Complementary Medicine Research
- Discipline: Alternative medicine
- Language: German, English
- Edited by: Harald Walach

Publication details
- Former name(s): Forschende Komplementärmedizin und Klassische Naturheilkunde, Forschende Komplementärmedizin
- History: 1994-present
- Publisher: Karger Publishers
- Frequency: Bimonthly
- Impact factor: 1.306 (2018)

Standard abbreviations
- ISO 4: Complement. Med. Res.

Indexing
- ISSN: 1661-4119 (print) 1661-4127 (web)

Links
- Journal homepage;

= Research in Complementary Medicine =

Complementary Medicine Research (German: Research in Complementary Medicine) is a bimonthly peer-reviewed medical journal covering complementary and alternative medicine.

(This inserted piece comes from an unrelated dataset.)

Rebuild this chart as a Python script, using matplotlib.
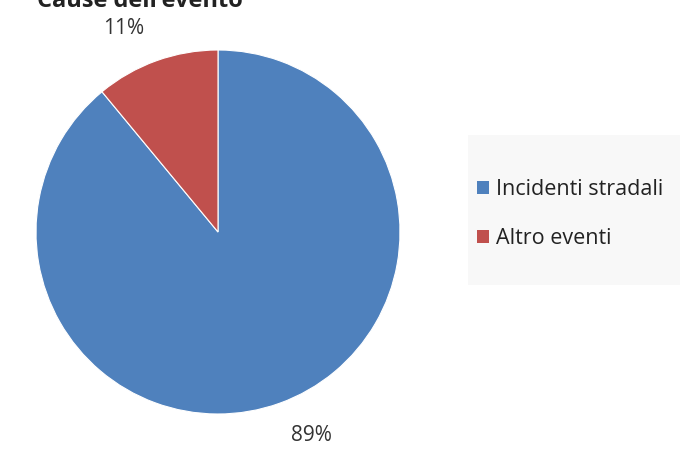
import numpy as np
import matplotlib.pyplot as plt
from matplotlib.patches import Patch, Rectangle

plt.rcParams['font.family'] = ['Open Sans', 'DejaVu Sans']

categories = ['Incidenti stradali', 'Altro eventi']
values = [89, 11]
colors = ['#4F81BD', '#C0504D']
title = "Cause dell'evento"

fig = plt.figure(figsize=(6.8, 4.54), dpi=100)
fig.patch.set_facecolor('white')

# pie centred around (218, 232) px with radius ~182 px
ax = fig.add_axes([36 / 680, 40 / 454, 364 / 680, 364 / 454])
wedges, texts, autotexts = ax.pie(
    values, colors=colors, startangle=90, counterclock=False,
    autopct='%d%%', pctdistance=1.2,
    wedgeprops=dict(edgecolor='white', linewidth=0.8),
    textprops=dict(fontsize=15, color='#333333'))
ax.set_xlim(-1, 1)
ax.set_ylim(-1, 1)
ax.set_aspect('equal')

# the original labels sit a bit counterclockwise of the wedge middles
for w, t in zip(wedges, autotexts):
    ang = np.deg2rad((w.theta1 + w.theta2) / 2 + 5)
    t.set_position((1.23 * np.cos(ang), 1.23 * np.sin(ang)))

# title is cut by the top edge in the original
fig.text(0.055, 1 - 7 / 454, title, fontsize=17, fontweight='bold',
         color='#222222', va='baseline', ha='left')

# legend panel
fig.patches.append(Rectangle((468 / 680, (454 - 285) / 454), 212 / 680, 150 / 454,
                             transform=fig.transFigure, facecolor='#f8f8f8',
                             edgecolor='none', zorder=0))
handles = [Patch(facecolor=c, edgecolor='none') for c in colors]
leg = fig.legend(handles, categories, loc='center left',
                 bbox_to_anchor=(477 / 680, (454 - 214) / 454),
                 frameon=False, fontsize=15.5, handlelength=0.56, handleheight=0.56,
                 handletextpad=0.33, labelspacing=1.3, borderpad=0,
                 borderaxespad=0, labelcolor='#222222')

fig.savefig('out.png', dpi=100)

Established in 1994, the journal was known as Forschende Komplementärmedizin und Klassische Naturheilkunde (German: Research in Complementary and Classical Natural Medicine) from 2000 to 2005, and as Forschende Komplementärmedizin from then until 2017. The journal is published by Karger Publishers and the editor-in-chief is Harald Walach (Viadrina European University). According to the Journal Citation Reports, the journal had a 2013 impact factor of 1.053. After the journal obtained its current name in 2017, it lost its impact factor.

It is indexed and abstracted in Index Medicus, MEDLINE/PubMed.